A aproximação entre Delgatti e a campanha de Bolsonaro se dá em um momento em que o hacker se sente abandonado pelo PT e, em especial, pelo ex-presidente Lula — que, a seu ver, muito se beneficiou com a divulgação das irregularidades cometidas pelos agentes da Lava-Jato, mas nunca fez um reconhecimento público sequer. Na visão de Delgatti e pessoas próximas, a partir do momento em que a Polícia Federal concluiu que ele hackeou autoridades por iniciativa própria, sem receber pagamentos nem obedecer a mandantes, o PT ficou liberado para retribuir financeiramente pela ajuda prestada, mas não o fez. Segundo Moreira, seu então cliente aceitou o convite para ir a Brasília após receber sinalizações, por meio de Zambelli, de que na capital federal ele teria oportunidade de obter um trabalho regular — Delgatti voltou a cursar direito, matéria pela qual demonstra grande interesse e conhecimento, mas tem encontrado obstáculos por questões de imagem e porque até hoje está proibido pela Justiça de acessar a internet. “Ele passa por grandes dificuldades financeiras, está meio desesperado”, afirma o advogado, que garantiu ter voltado a Araraquara ainda na madrugada de quarta-feira, horas antes do encontro entre o hacker e Bolsonaro no Alvorada. “Em dado momento da reunião no PL, o assunto se voltou para a questão de marketing e depois eu tive um certo desentendimento com a Zambelli sobre essa reunião com o presidente. Achei que estavam ali tentando — e isso foi percepção minha, não estou dizendo que foi a intenção deles — manipular o Walter, e não concordei”, relata o criminalista, que renunciou formalmente à defesa do hacker.

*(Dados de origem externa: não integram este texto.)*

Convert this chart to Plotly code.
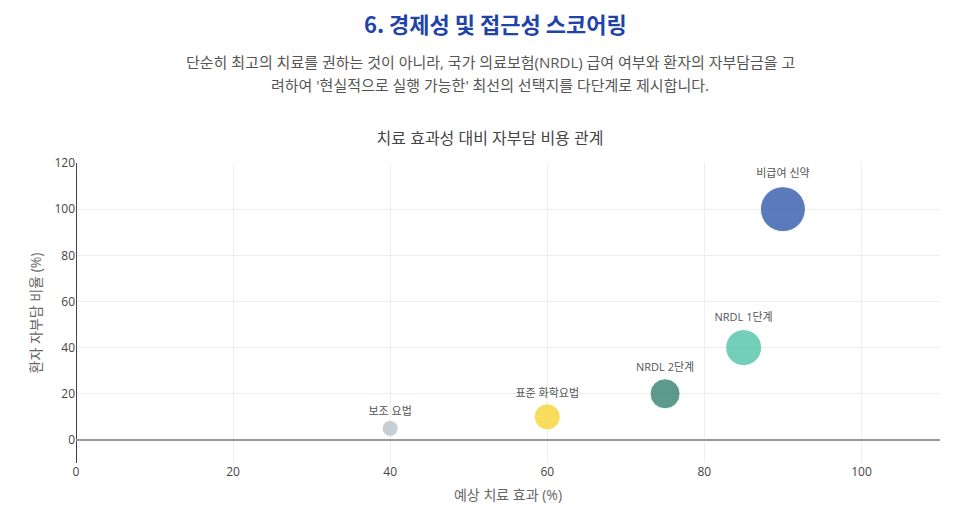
import plotly.graph_objects as go

options = ["보조 요법", "표준 화학요법", "NRDL 2단계", "NRDL 1단계", "비급여 신약"]
efficacy = [40, 60, 75, 85, 90]
copay = [5, 10, 20, 40, 100]
bubble = [16, 26, 30, 36, 45]
colors = ["#bac4cc", "#f7d433", "#37816f", "#51c3aa", "#325aac"]

FONT = "Open Sans, Noto Sans CJK KR"

W, H = 975, 513
ML, MR, MT, MB = 68, 43, 155, 58
PW, PH = W - ML - MR, H - MT - MB


def px_x(v):
    return (v - ML) / PW


def px_y(v):
    return (H - MB - v) / PH


fig = go.Figure()
fig.add_trace(go.Scatter(
    x=efficacy, y=copay, mode="markers+text",
    text=options, textposition="top center",
    textfont=dict(family=FONT, size=11, color="#555"),
    marker=dict(size=bubble, color=colors, opacity=0.8,
                line=dict(color="white", width=1)),
    showlegend=False, hoverinfo="x+y+text",
))

fig.update_layout(
    width=W, height=H,
    paper_bgcolor="white", plot_bgcolor="white",
    font=dict(family=FONT, color="#444", size=12),
    margin=dict(l=ML, r=MR, t=MT, b=MB),
    title=dict(text="치료 효과성 대비 자부담 비용 관계", x=(482 / W), xanchor="center",
               xref="container",
               y=1 - 130 / H, yanchor="middle",
               font=dict(family=FONT, size=16, color="#444")),
    xaxis=dict(range=[0, 110], dtick=20, gridcolor="#eeeeee",
               zeroline=True, zerolinecolor="#444", zerolinewidth=1,
               title=dict(text="예상 치료 효과 (%)", font=dict(size=14, color="#666"), standoff=11),
               tickfont=dict(size=12, color="#444"), showline=False),
    yaxis=dict(range=[-10, 120], dtick=20, gridcolor="#eeeeee",
               zeroline=True, zerolinecolor="#999", zerolinewidth=2,
               title=dict(text="환자 자부담 비율 (%)", font=dict(size=14, color="#666"), standoff=9),
               tickfont=dict(size=12, color="#444"), showline=False),
    annotations=[
        dict(text="<b>6. 경제성 및 접근성 스코어링</b>", xref="paper", yref="paper",
             x=px_x(487), xanchor="center", y=px_y(15), yanchor="middle",
             showarrow=False, font=dict(family="Noto Sans CJK KR", size=22, color="#1f43a8")),
        dict(text="단순히 최고의 치료를 권하는 것이 아니라, 국가 의료보험(NRDL) 급여 여부와 환자의 자부담금을 고",
             xref="paper", yref="paper", x=px_x(482), xanchor="center",
             y=px_y(54), yanchor="middle",
             showarrow=False, font=dict(family=FONT, size=15, color="#555")),
        dict(text="려하여 '현실적으로 실행 가능한' 최선의 선택지를 다단계로 제시합니다.",
             xref="paper", yref="paper", x=px_x(482), xanchor="center",
             y=px_y(77), yanchor="middle",
             showarrow=False, font=dict(family=FONT, size=15, color="#555")),
    ],
)

fig.write_html("out.html")
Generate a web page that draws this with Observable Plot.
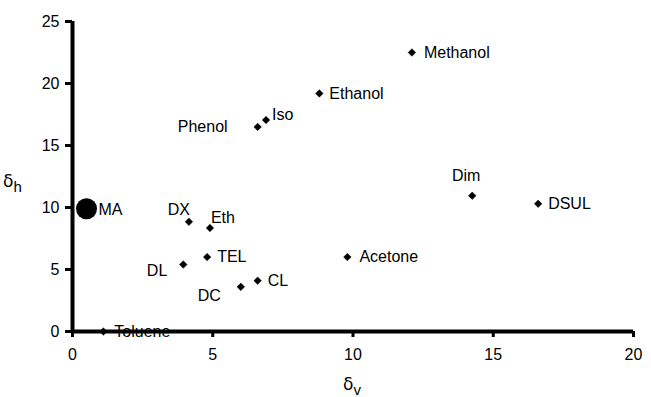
<!DOCTYPE html>
<html><head><meta charset="utf-8">
<script src="https://cdn.jsdelivr.net/npm/d3@7"></script>
<script src="https://cdn.jsdelivr.net/npm/@observablehq/plot@0.6"></script>
<style>body{margin:0;background:#fff}</style>
</head><body><div id="chart"></div>
<script>
const solvents = ["Methanol","Ethanol","Iso","Phenol","Dim","DSUL","MA","DX","Eth","TEL","DL","Acetone","CL","DC","Toluene"];
const deltaV   = [12.1, 8.8, 6.9, 6.6, 14.25, 16.6, 0.5, 4.15, 4.9, 4.8, 3.95, 9.8, 6.6, 6.0, 1.1];
const deltaH   = [22.5, 19.2, 17.05, 16.5, 10.95, 10.3, 9.9, 8.85, 8.35, 6.0, 5.4, 6.0, 4.1, 3.6, 0];
const xTicks = [0, 5, 10, 15, 20];
const yTicks = [0, 5, 10, 15, 20, 25];
const highlighted = "MA";

const data = solvents.map((name, i) => ({name, v: deltaV[i], h: deltaH[i]}));

// label placement (pixel offsets from marker)
const place = {
  Methanol: {a: "start", dx: 12, dy: 0},
  Ethanol:  {a: "start", dx: 10, dy: 0},
  Iso:      {a: "start", dx: 6,  dy: -5},
  Phenol:   {a: "end",   dx: -30, dy: 0},
  Dim:      {a: "middle", dx: -6, dy: -20},
  DSUL:     {a: "start", dx: 10, dy: 0},
  MA:       {a: "start", dx: 12, dy: 1},
  DX:       {a: "end",   dx: 1,  dy: -12},
  Eth:      {a: "start", dx: 1,  dy: -10},
  TEL:      {a: "start", dx: 10, dy: 0},
  DL:       {a: "end",   dx: -16, dy: 6},
  Acetone:  {a: "start", dx: 12, dy: 0},
  CL:       {a: "start", dx: 10, dy: 0},
  DC:       {a: "end",   dx: -20, dy: 9},
  Toluene:  {a: "start", dx: 11, dy: 0}
};

const labelMarks = data.map(d => Plot.text([d], {
  x: "v", y: "h", text: "name",
  textAnchor: place[d.name].a, dx: place[d.name].dx, dy: place[d.name].dy,
  fill: "black", fontSize: 16
}));

const chart = Plot.plot({
  width: 651, height: 397,
  marginLeft: 72, marginRight: 18, marginTop: 21, marginBottom: 66,
  style: {fontFamily: "'Liberation Sans', Arial, sans-serif", background: "white"},
  x: {domain: [0, 20]},
  y: {domain: [0, 25]},
  marks: [
    Plot.axisX({ticks: xTicks, tickSize: 6, tickPadding: 11, fontSize: 16, stroke: "black", strokeWidth: 3, label: null, tickFormat: d => d, fill: "black"}),
    Plot.axisY({ticks: yTicks, tickSize: 7, tickPadding: 6, fontSize: 16, stroke: "black", strokeWidth: 3, label: null, tickFormat: d => d, fill: "black"}),
    Plot.ruleY([0], {stroke: "black", strokeWidth: 4}),
    Plot.ruleX([0], {stroke: "black", strokeWidth: 4}),
    Plot.dot(data.filter(d => d.name !== highlighted), {x: "v", y: "h", symbol: d3.symbolDiamond2, r: 3.4, fill: "black", stroke: "black", strokeWidth: 0.5}),
    Plot.dot(data.filter(d => d.name === highlighted), {x: "v", y: "h", r: 10.5, fill: "black"}),
    ...labelMarks
  ]
});

const svg = d3.select(chart);
function addLabel(x, y, sub, anchor) {
  const t = svg.append("text").attr("x", x).attr("y", y).attr("text-anchor", anchor)
    .attr("fill", "black");
  t.append("tspan").attr("font-family", "'DejaVu Sans', sans-serif").attr("font-size", 17).text("δ");
  t.append("tspan").attr("font-family", "'Liberation Sans', Arial, sans-serif").attr("font-size", 15).attr("dy", 5).text(sub);
}
addLabel(352, 390, "v", "middle");
addLabel(3, 187, "h", "start");

document.getElementById("chart").appendChild(chart);
</script>
</body></html>
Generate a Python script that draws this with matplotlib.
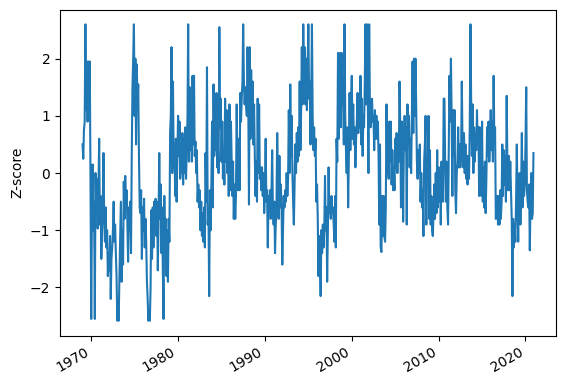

No fim da tarde da quarta, após a divulgação das primeiras notícias do envolvimento de Delgatti na campanha de Bolsonaro, Zambelli publicou em sua conta no Twitter uma foto dela com o novo aliado. “O homem que hackeou 200 autoridades, entre ministros do Executivo e do Judiciário brasileiro. Muita gente deve realmente ficar de cabelo em pé (os que têm) depois desse encontro fortuito. Em breve, novidades”, anunciou, aproveitando para fazer uma provocação à calva assumida do ministro Moraes. A aproximação marca uma reviravolta no tom do bolsonarismo com o hacker. No passado, quando a Vaza-Jato veio à tona, a deputada, que era uma grande defensora de Moro e da operação conduzida pela força-tarefa de Curitiba, chamou Delgatti de “bandido” e o comparou a Adélio Bispo, o homem que esfaqueou Bolsonaro em setembro de 2018, em Juiz de Fora (MG), na campanha eleitoral.
Como se vê, as ofensas ficaram para trás e a articulação conduzida por ela para usar o hacker no esforço de descrédito das urnas eletrônicas só mostra que, enquanto parte do governo tenta apagar o fogo gerado a partir das fagulhas das manifestações antidemocráticas, há gente por ali tentando jogar gasolina no clima incendiário. Bolsonaro contribui decisivamente para a confusão, emitindo sinais de jogo duplo ao acenar ao mesmo tempo para o hacker e para os ministros do STF e TSE. O país torce para que a missão de paz prevaleça sobre qualquer operação aloprada.